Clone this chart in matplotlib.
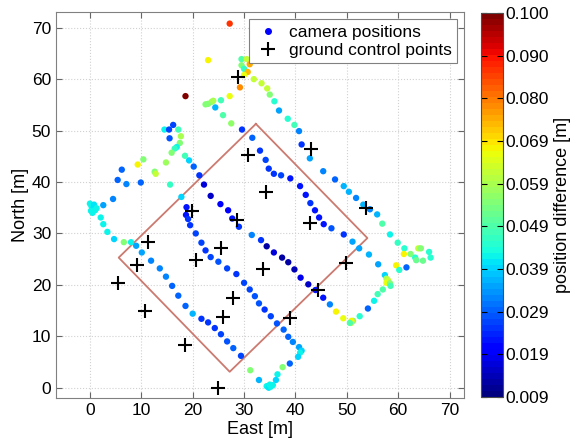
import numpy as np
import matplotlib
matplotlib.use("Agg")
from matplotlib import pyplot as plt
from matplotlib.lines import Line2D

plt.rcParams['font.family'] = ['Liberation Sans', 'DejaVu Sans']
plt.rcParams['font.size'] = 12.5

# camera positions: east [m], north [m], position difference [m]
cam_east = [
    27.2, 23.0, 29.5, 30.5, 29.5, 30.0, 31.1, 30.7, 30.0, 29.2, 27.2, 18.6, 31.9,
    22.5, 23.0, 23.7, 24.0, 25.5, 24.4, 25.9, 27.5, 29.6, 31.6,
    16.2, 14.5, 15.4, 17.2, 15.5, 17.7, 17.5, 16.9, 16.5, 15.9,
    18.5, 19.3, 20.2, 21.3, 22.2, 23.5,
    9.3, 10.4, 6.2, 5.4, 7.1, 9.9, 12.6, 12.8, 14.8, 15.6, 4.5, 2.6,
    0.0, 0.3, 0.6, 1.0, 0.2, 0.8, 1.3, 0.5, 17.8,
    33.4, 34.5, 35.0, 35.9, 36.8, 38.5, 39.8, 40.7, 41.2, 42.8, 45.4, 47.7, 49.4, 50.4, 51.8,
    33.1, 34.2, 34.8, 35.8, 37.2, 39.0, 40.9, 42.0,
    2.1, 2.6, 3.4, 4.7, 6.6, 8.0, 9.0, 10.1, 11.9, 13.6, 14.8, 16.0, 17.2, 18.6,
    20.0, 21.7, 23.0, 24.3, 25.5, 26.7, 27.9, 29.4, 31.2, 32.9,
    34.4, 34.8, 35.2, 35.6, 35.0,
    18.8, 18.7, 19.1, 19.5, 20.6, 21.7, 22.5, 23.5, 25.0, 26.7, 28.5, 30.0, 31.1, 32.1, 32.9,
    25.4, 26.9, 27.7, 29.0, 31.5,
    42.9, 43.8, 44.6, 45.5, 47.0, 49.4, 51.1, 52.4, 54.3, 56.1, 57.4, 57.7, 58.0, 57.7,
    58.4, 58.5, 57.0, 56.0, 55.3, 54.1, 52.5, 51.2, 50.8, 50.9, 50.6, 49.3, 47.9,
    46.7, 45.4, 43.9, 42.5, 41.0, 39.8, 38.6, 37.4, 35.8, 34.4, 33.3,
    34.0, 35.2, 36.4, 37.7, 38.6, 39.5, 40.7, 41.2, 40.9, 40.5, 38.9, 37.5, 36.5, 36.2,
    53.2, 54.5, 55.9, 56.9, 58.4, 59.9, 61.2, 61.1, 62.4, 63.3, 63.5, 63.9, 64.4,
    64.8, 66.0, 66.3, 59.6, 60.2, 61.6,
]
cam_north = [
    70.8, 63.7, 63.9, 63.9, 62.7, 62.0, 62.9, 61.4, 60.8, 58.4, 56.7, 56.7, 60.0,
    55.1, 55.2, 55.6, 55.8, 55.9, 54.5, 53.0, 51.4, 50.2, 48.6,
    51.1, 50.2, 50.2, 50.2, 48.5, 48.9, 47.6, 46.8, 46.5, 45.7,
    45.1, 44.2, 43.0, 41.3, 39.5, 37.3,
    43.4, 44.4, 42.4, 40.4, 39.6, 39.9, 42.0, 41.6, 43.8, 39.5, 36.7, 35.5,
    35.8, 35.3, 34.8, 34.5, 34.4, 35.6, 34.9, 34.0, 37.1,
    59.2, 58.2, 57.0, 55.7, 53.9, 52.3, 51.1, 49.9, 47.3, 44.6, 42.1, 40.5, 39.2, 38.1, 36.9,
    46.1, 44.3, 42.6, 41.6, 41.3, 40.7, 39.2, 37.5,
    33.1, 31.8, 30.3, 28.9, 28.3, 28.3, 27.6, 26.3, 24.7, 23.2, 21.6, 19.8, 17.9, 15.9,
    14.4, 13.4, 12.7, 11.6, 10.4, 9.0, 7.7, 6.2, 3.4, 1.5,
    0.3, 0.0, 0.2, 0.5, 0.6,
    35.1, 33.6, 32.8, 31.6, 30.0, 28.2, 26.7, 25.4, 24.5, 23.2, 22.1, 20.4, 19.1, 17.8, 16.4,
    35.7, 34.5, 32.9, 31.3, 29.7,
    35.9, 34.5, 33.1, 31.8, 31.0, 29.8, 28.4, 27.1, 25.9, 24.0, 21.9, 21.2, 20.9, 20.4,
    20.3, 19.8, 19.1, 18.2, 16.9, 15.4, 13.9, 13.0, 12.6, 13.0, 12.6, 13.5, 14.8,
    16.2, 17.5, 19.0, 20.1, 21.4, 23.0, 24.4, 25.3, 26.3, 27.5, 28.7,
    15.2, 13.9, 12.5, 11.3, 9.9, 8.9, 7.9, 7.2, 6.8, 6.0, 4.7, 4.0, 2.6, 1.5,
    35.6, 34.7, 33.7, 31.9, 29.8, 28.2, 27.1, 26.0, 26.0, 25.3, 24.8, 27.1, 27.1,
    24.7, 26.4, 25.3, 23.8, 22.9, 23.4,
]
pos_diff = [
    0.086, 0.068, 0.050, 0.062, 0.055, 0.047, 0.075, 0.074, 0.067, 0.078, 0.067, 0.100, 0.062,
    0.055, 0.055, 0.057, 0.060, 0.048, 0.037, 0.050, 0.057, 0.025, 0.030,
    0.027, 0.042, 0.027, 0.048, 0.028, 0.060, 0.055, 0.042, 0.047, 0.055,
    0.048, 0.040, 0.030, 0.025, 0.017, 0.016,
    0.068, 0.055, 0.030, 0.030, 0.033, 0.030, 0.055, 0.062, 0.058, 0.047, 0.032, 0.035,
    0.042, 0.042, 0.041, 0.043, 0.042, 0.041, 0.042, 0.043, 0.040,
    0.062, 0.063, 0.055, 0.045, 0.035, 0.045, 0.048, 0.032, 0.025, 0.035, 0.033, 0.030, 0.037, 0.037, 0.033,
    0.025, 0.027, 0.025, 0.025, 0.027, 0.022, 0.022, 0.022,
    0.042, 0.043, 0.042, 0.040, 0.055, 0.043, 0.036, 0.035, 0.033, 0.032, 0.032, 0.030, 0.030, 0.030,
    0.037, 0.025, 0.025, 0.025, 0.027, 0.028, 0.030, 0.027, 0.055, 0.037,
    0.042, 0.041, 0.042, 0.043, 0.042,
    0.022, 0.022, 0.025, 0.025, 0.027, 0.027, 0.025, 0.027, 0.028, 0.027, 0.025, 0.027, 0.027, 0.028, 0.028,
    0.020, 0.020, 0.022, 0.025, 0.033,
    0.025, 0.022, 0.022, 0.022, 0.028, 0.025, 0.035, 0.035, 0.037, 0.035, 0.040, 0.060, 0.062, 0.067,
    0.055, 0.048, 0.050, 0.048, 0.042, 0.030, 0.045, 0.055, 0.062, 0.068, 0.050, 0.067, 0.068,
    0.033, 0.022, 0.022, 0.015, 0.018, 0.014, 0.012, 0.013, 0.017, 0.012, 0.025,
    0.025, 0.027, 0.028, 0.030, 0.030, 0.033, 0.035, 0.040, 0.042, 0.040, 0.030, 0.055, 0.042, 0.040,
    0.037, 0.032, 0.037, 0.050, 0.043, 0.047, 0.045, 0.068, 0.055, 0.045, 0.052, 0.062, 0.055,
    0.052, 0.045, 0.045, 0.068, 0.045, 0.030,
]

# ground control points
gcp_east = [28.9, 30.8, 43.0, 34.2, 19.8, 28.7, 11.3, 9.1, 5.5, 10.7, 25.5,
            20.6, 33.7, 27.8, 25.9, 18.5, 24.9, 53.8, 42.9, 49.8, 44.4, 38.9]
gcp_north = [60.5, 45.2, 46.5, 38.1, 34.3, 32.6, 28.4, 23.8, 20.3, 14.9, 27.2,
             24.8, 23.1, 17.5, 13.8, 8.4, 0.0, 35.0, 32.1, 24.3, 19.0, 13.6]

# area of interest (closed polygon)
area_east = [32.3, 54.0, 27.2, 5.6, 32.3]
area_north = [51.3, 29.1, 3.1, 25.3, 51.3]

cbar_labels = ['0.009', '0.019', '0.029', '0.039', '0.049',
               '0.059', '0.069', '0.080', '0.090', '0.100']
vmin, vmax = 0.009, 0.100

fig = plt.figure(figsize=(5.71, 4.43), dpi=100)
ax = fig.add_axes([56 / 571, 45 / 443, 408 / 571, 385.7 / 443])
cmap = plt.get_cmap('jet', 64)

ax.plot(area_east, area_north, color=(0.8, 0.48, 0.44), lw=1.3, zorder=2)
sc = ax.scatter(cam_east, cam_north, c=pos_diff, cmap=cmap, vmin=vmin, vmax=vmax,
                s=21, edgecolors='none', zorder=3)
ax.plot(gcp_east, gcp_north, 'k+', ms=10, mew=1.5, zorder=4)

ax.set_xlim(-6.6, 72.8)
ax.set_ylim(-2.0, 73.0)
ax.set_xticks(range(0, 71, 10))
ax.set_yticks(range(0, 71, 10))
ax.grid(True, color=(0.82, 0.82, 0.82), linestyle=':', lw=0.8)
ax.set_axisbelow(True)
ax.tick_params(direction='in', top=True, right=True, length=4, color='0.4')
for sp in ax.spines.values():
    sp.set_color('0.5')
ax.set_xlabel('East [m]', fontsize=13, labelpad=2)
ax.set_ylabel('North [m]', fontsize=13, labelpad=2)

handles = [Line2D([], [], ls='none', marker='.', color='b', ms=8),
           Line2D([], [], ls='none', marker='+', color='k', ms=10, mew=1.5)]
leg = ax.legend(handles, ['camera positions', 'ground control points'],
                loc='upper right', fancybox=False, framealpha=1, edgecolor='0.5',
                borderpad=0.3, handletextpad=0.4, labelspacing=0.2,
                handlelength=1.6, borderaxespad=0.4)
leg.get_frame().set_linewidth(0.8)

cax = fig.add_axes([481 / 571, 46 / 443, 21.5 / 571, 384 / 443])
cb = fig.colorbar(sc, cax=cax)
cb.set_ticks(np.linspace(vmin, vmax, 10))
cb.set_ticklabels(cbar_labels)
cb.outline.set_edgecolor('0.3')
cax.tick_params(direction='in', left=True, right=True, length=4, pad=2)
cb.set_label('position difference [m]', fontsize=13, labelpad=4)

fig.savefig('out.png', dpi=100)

---

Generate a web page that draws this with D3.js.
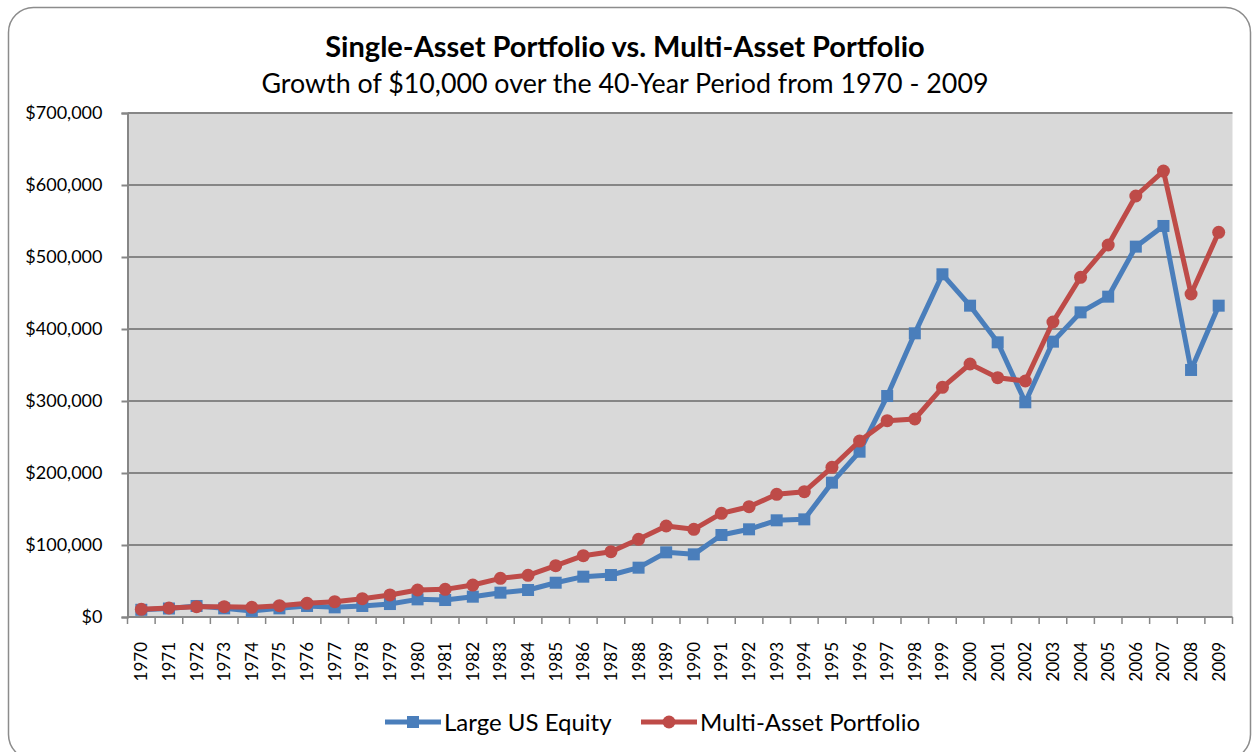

==

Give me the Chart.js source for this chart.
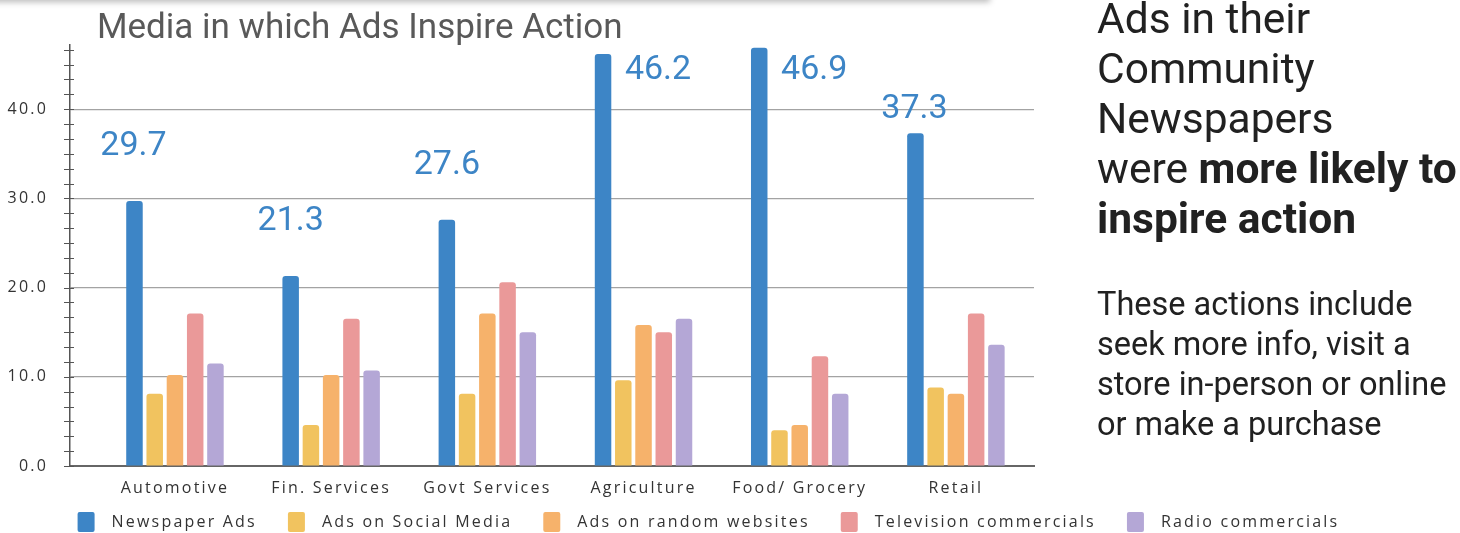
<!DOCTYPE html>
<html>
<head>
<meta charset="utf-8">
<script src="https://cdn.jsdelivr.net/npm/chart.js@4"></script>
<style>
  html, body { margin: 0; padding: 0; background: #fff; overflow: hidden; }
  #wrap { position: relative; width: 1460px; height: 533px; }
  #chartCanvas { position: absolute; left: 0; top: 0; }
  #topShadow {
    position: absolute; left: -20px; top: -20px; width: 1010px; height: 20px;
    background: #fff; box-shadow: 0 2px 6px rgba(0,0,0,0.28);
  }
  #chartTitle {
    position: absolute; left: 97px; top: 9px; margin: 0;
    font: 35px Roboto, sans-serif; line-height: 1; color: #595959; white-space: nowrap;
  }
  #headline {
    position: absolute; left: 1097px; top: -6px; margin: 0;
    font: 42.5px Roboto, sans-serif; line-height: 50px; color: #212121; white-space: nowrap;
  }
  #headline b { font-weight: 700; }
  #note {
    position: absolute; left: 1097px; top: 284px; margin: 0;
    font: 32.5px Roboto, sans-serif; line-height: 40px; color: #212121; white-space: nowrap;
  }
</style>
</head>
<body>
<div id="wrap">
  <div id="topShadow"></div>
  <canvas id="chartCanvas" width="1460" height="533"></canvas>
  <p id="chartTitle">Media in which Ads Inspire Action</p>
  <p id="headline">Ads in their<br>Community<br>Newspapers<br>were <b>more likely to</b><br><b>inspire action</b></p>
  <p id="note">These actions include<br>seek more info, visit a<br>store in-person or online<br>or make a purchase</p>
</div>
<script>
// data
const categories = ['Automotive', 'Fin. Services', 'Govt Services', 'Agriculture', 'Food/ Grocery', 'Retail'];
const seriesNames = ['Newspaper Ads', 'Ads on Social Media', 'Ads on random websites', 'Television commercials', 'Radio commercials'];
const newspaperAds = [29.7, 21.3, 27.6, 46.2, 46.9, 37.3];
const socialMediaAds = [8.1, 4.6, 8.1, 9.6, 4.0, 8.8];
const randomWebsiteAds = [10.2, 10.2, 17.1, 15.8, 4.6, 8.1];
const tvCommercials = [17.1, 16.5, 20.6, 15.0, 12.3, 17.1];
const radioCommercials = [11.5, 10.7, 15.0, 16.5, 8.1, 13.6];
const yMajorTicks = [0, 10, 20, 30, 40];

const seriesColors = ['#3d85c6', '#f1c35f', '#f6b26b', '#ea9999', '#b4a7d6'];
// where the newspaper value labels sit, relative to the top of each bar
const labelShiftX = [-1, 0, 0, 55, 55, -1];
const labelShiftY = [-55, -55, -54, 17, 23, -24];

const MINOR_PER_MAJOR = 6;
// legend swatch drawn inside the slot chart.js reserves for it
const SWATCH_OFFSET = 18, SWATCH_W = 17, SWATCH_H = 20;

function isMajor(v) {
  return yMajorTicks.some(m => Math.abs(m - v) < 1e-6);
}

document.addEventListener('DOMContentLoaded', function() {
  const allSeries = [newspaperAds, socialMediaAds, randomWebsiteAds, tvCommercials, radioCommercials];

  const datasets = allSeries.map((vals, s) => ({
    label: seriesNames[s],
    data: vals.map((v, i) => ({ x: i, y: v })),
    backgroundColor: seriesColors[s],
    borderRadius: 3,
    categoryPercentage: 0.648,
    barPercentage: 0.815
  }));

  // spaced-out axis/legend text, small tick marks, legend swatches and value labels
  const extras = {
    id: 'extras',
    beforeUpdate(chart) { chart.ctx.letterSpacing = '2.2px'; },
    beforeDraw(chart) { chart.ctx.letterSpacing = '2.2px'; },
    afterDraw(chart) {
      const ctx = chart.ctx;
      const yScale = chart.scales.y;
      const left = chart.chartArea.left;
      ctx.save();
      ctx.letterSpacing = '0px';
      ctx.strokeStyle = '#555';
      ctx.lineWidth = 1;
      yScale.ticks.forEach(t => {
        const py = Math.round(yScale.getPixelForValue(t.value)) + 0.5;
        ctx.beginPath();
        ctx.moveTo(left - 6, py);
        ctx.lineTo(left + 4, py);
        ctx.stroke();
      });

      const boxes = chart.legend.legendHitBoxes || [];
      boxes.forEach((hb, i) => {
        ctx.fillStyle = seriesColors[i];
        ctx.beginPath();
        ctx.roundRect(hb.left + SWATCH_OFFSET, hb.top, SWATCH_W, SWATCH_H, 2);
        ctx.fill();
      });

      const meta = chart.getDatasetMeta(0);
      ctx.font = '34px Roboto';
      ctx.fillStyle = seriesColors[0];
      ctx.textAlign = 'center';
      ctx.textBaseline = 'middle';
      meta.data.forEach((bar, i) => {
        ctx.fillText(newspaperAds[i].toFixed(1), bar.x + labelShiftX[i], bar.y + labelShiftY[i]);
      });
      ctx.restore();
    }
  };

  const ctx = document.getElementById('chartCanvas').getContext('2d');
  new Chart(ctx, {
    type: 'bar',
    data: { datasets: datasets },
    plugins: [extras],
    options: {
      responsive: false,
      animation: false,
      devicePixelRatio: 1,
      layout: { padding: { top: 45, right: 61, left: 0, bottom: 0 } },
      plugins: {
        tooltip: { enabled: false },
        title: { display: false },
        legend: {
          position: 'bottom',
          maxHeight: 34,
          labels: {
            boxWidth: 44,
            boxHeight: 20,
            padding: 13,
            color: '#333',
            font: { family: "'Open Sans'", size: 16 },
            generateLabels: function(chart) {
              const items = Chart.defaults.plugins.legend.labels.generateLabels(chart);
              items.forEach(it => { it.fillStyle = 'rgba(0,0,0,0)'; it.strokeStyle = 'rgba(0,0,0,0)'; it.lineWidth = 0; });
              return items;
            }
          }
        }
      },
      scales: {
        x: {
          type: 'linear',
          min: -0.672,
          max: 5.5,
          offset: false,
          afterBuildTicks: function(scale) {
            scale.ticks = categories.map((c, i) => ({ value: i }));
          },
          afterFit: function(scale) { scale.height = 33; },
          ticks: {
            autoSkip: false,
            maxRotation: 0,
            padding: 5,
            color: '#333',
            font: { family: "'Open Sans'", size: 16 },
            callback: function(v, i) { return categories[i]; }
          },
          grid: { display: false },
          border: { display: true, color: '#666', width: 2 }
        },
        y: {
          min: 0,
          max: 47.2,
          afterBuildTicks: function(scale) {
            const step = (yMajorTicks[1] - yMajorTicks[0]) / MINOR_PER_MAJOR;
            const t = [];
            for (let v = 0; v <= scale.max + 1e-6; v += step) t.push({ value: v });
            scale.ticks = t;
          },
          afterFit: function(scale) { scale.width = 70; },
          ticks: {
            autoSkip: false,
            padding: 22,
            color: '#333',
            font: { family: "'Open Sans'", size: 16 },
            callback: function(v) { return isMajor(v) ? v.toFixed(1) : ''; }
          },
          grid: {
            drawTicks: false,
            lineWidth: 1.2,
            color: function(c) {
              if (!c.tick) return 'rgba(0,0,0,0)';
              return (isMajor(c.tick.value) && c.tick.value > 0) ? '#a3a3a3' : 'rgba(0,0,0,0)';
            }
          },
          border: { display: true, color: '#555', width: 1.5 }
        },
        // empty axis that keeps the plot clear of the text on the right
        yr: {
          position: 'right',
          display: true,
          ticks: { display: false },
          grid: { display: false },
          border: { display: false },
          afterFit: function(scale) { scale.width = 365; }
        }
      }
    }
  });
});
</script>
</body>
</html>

Aim of the exercise -
Reproduce the data above exactly, but only from the line containing "Clone this chart in matplotlib." through the line containing "plt.rcParams['font.size'] = 12.5"; skip the pictures.

Problem solution -
Clone this chart in matplotlib.
import numpy as np
import matplotlib
matplotlib.use("Agg")
from matplotlib import pyplot as plt
from matplotlib.lines import Line2D

plt.rcParams['font.family'] = ['Liberation Sans', 'DejaVu Sans']
plt.rcParams['font.size'] = 12.5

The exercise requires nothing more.